Entramos em casa. A avó, ensonada, aguarda-nos na sala enquanto as crianças já dormem o sono sereno dos inocentes. O Ricardo fica a falar com a mãe enquanto eu levanto de novo voo, desta vez para os quartos dos meus filhos.
Acendo a luz do quarto do João. Aprecio a forma como dorme, tão parecida à maneira como vive a vida: de frente e com os braços abertos. Beijo-lhe o rosto. Cheiro-lhe o pescoço até encher os pulmões com o doce odor que tão bem conheço. Estremece levemente e, com mais uns beijos e snifadelas, deixo-o entregue à noite. Apago e luz e sigo para o quarto do Tomás. Já ocupa a cama toda. Afasto as mantas e junto o meu rosto ao dele. Afago-lhe o cabelo cortado de fresco e pego-lhe na mão. Comparo a minha mão com a dele. Já estão do mesmo tamanho. Beijo-o de novo e sorrio enquanto recordo as saudades constantes que, ao longo dos últimos dias, o pai teve deles.
- Tu não tens saudades? Não lhes sentes a falta? – Perguntava-me.

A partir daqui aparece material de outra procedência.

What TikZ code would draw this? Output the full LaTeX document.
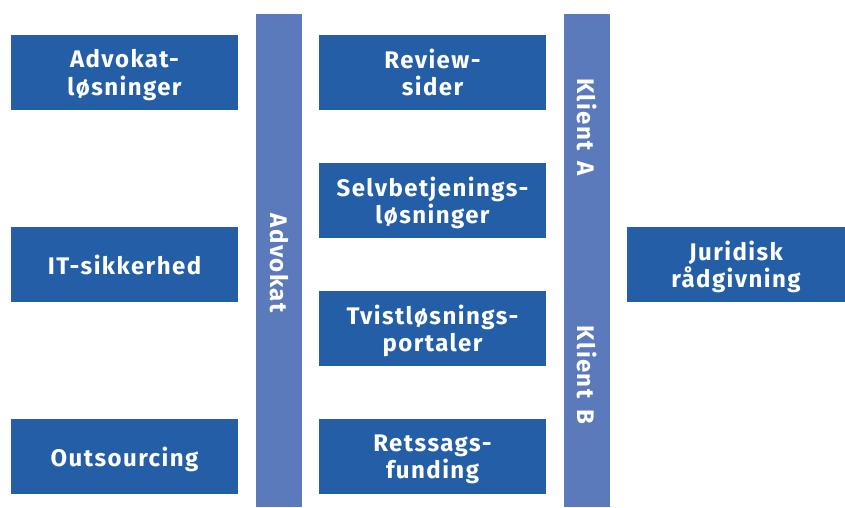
\documentclass[tikz,border=0pt]{standalone}
\usepackage{fontspec}
\setmainfont{Fira Sans}[LetterSpace=6]
\usetikzlibrary{positioning}

\definecolor{boxblue}{RGB}{36,94,167}
\definecolor{barblue}{RGB}{91,122,187}

\begin{document}
\begin{tikzpicture}[x=1pt,y=-1pt,node distance=53pt,
	font=\bfseries\fontsize{24}{27.5}\selectfont]
	\tikzstyle{every node}=[inner sep=0pt,outer sep=0pt,text=white,align=center]
	\tikzstyle{item}=[fill=boxblue,minimum width=227pt,minimum height=75pt,text depth=0pt]
	\tikzstyle{bar}=[fill=barblue,minimum width=46pt,minimum height=493pt]
	\useasboundingbox (0,0) rectangle (845,508);
	% the two vertical bars
	\node[bar] (advbar) at (279,260.5) {};
	\node[bar] (klibar) at (587,260.5) {};
	\node[rotate=-90] (adv)  at (279,263) {Advokat};
	\node[rotate=-90] (klA)  at (587,127) {Klient\hspace{0.45em}A};
	\node[rotate=-90] (klB)  at (587,375) {Klient\hspace{0.45em}B};
	% left column
	\node[item] (advlos) at (124.5,72.5)  {Advokat-\\løsninger};
	\node[item] (itsik)  at (124.5,264.5) {IT-sikkerhed};
	\node[item] (outs)   at (124.5,456.5) {Outsourcing};
	% middle column
	\node[item] (review)              at (432.5,72.5) {Review-\\sider};
	\node[item] (selvb)  [below=of review] {Selvbetjenings-\\løsninger};
	\node[item] (tvist)  [below=of selvb]  {Tvistløsnings-\\portaler};
	\node[item] (retss)  [below=of tvist]  {Retssags-\\funding};
	% right side
	\node[item,minimum width=218pt] (jur) at (736,264.5) {Juridisk\\rådgivning};
\end{tikzpicture}
\end{document}
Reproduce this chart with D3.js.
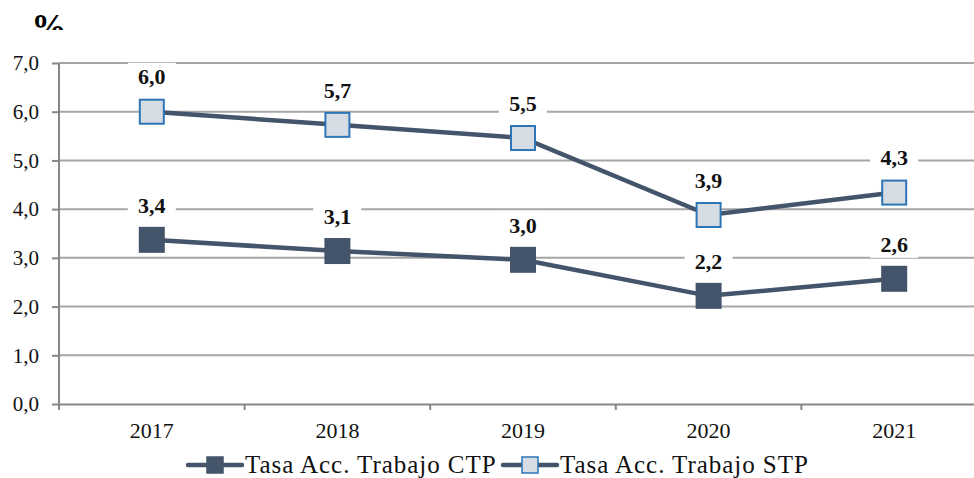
<!DOCTYPE html>
<html>
<head>
<meta charset="utf-8">
<script src="https://cdn.jsdelivr.net/npm/d3@7"></script>
<style>
  html, body { margin: 0; padding: 0; background: #fff; overflow: hidden; }
  text { font-family: "Liberation Serif", "DejaVu Serif", serif; }
</style>
</head>
<body>
<script>
const WIDTH = 974
const HEIGHT = 478

// data
const years = ["2017", "2018", "2019", "2020", "2021"]
const ctpValues = [3.37, 3.14, 2.96, 2.22, 2.57]
const stpValues = [6.0, 5.73, 5.46, 3.88, 4.34]
const yTicks = [0, 1, 2, 3, 4, 5, 6, 7]
const seriesNames = ["Tasa Acc. Trabajo CTP", "Tasa Acc. Trabajo STP"]

const LINE_COLOR = "#44546a"
const GRID_COLOR = "#a6a6a6"
const MARK = 24

var fmt = function(v){ return d3.format(".1f")(v).replace(".", ","); }

var svg = d3.select("body").append("svg")
    .attr("width", WIDTH)
    .attr("height", HEIGHT);

var x = d3.scaleBand().domain(years).range([59, 987]);
var y = d3.scaleLinear().domain([0, 7]).range([404, 63]);

// "%" title, clipped at the bottom like in the original
svg.append("clipPath").attr("id", "pctClip")
    .append("rect").attr("x", 0).attr("y", 0).attr("width", 120).attr("height", 30);
svg.append("text")
    .attr("x", 49).attr("y", 39)
    .attr("text-anchor", "middle")
    .attr("clip-path", "url(#pctClip)")
    .style("font-size", "35px").style("font-weight", "bold")
    .text("%");

// gridlines
svg.append("g").selectAll("line").data(yTicks.slice(1)).join("line")
    .attr("x1", 59).attr("x2", WIDTH)
    .attr("y1", d => y(d)).attr("y2", d => y(d))
    .attr("stroke", GRID_COLOR).attr("stroke-width", 2);

// y axis
var yAxis = svg.append("g").attr("transform", "translate(59,0)")
    .call(d3.axisLeft(y).tickValues(yTicks).tickFormat(fmt).tickSize(7).tickPadding(13));
yAxis.select(".domain").attr("stroke", "#868686").attr("stroke-width", 2)
    .attr("d", "M0," + (y(0) + 6) + "V" + y(7));
yAxis.selectAll(".tick line").attr("stroke", "#868686").attr("stroke-width", 2);
yAxis.selectAll(".tick text").style("font-size", "21px").attr("fill", "#111");

// x axis
var xAxis = svg.append("g").attr("transform", "translate(0,404)")
    .call(d3.axisBottom(x).tickSizeOuter(0).tickSize(0).tickPadding(18));
xAxis.select(".domain").attr("stroke", "#868686").attr("stroke-width", 2);
xAxis.selectAll(".tick text").style("font-size", "22px").attr("fill", "#111");
xAxis.selectAll(".bound").data(years.slice(1)).join("line")
    .attr("x1", d => x(d)).attr("x2", d => x(d))
    .attr("y1", 0).attr("y2", 6)
    .attr("stroke", "#868686").attr("stroke-width", 2);

var cx = d => x(d) + x.bandwidth() / 2;

var drawSeries = function(values, fill, stroke){
    var pts = years.map((yr, i) => [cx(yr), y(values[i])]);
    svg.append("path")
        .attr("d", d3.line()(pts))
        .attr("fill", "none").attr("stroke", LINE_COLOR).attr("stroke-width", 4.5);
    svg.append("g").selectAll("rect").data(pts).join("rect")
        .attr("x", d => d[0] - MARK / 2).attr("y", d => d[1] - MARK / 2)
        .attr("width", MARK).attr("height", MARK)
        .attr("fill", fill).attr("stroke", stroke).attr("stroke-width", 2);

    var labels = svg.append("g").selectAll("g").data(pts).join("g")
        .attr("transform", d => "translate(" + d[0] + "," + (d[1] - 35) + ")");
    labels.append("rect")
        .attr("x", -24).attr("y", -14).attr("width", 48).attr("height", 28)
        .attr("fill", "#fff");
    labels.append("text")
        .attr("text-anchor", "middle").attr("dy", "0.35em")
        .style("font-size", "22px").style("font-weight", "bold").attr("fill", "#111")
        .text((d, i) => fmt(values[i]));
}

drawSeries(stpValues, "#d6dce4", "#2e75b6");
drawSeries(ctpValues, LINE_COLOR, LINE_COLOR);

// legend
var legend = svg.append("g").attr("transform", "translate(0,465)");
var legendItems = [
    {name: seriesNames[0], x: 188, fill: LINE_COLOR, stroke: LINE_COLOR},
    {name: seriesNames[1], x: 503, fill: "#d6dce4", stroke: "#2e75b6"}
];
legendItems.forEach(function(it){
    legend.append("line")
        .attr("x1", it.x).attr("x2", it.x + 54).attr("y1", 0).attr("y2", 0)
        .attr("stroke", LINE_COLOR).attr("stroke-width", 4.5).attr("stroke-linecap", "round");
    legend.append("rect")
        .attr("x", it.x + 19).attr("y", -8).attr("width", 16).attr("height", 16)
        .attr("fill", it.fill).attr("stroke", it.stroke).attr("stroke-width", 1.5);
    legend.append("text")
        .attr("x", it.x + 57).attr("y", 8)
        .style("font-size", "25px").style("letter-spacing", "0.95px").attr("fill", "#111")
        .text(it.name);
});
</script>
</body>
</html>
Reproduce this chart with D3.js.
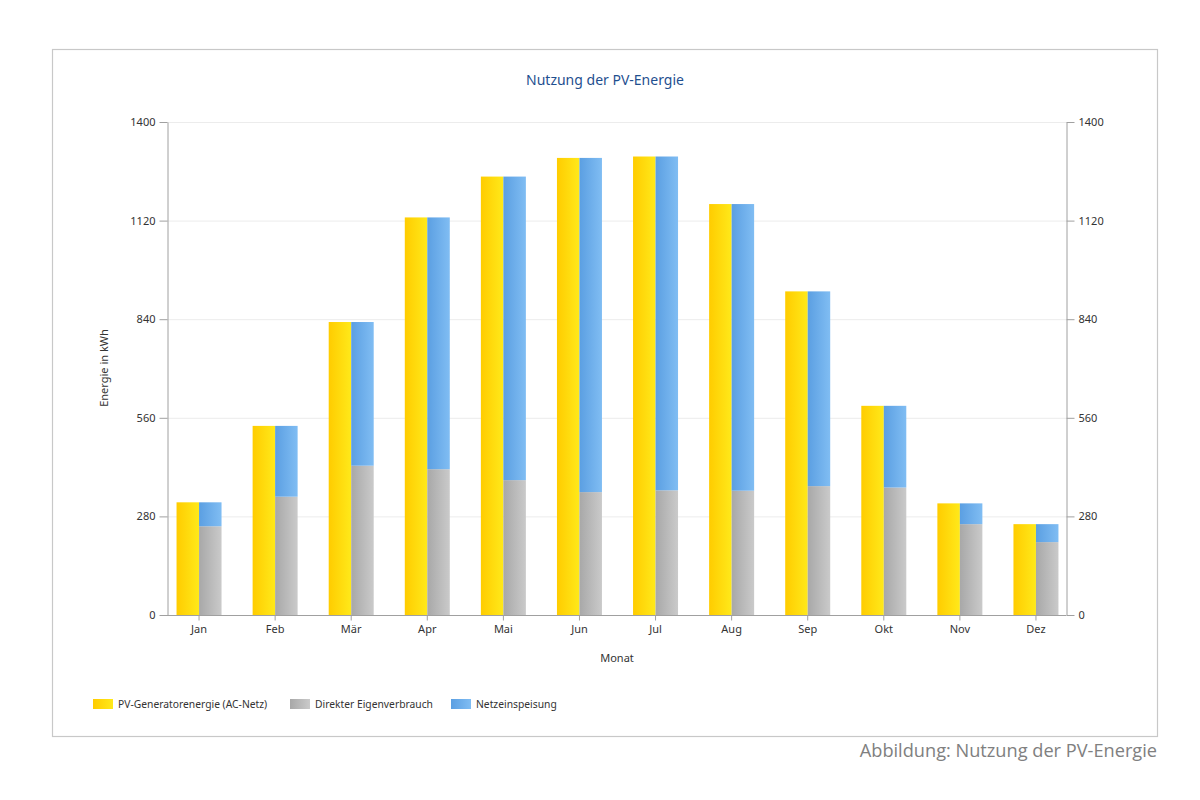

E eu desviava a conversa por vergonha de responder a verdade. – Digamos que não me dói a alma. Sei que estão bem… -
E, numa das vezes que a questão voltou, olhei para a chávena do café que estava a bebe, onde li: “I left my lips on you”. Entendi então o porquê de não sofrer com saudades. Deixei-lhes a marca dos meus lábios. A marca do meu amor estará sempre com eles, ande eu por onde andar. E é por tão bem reconhecer este facto que as saudades de quem amo já não me doem. Because I left my lips on them.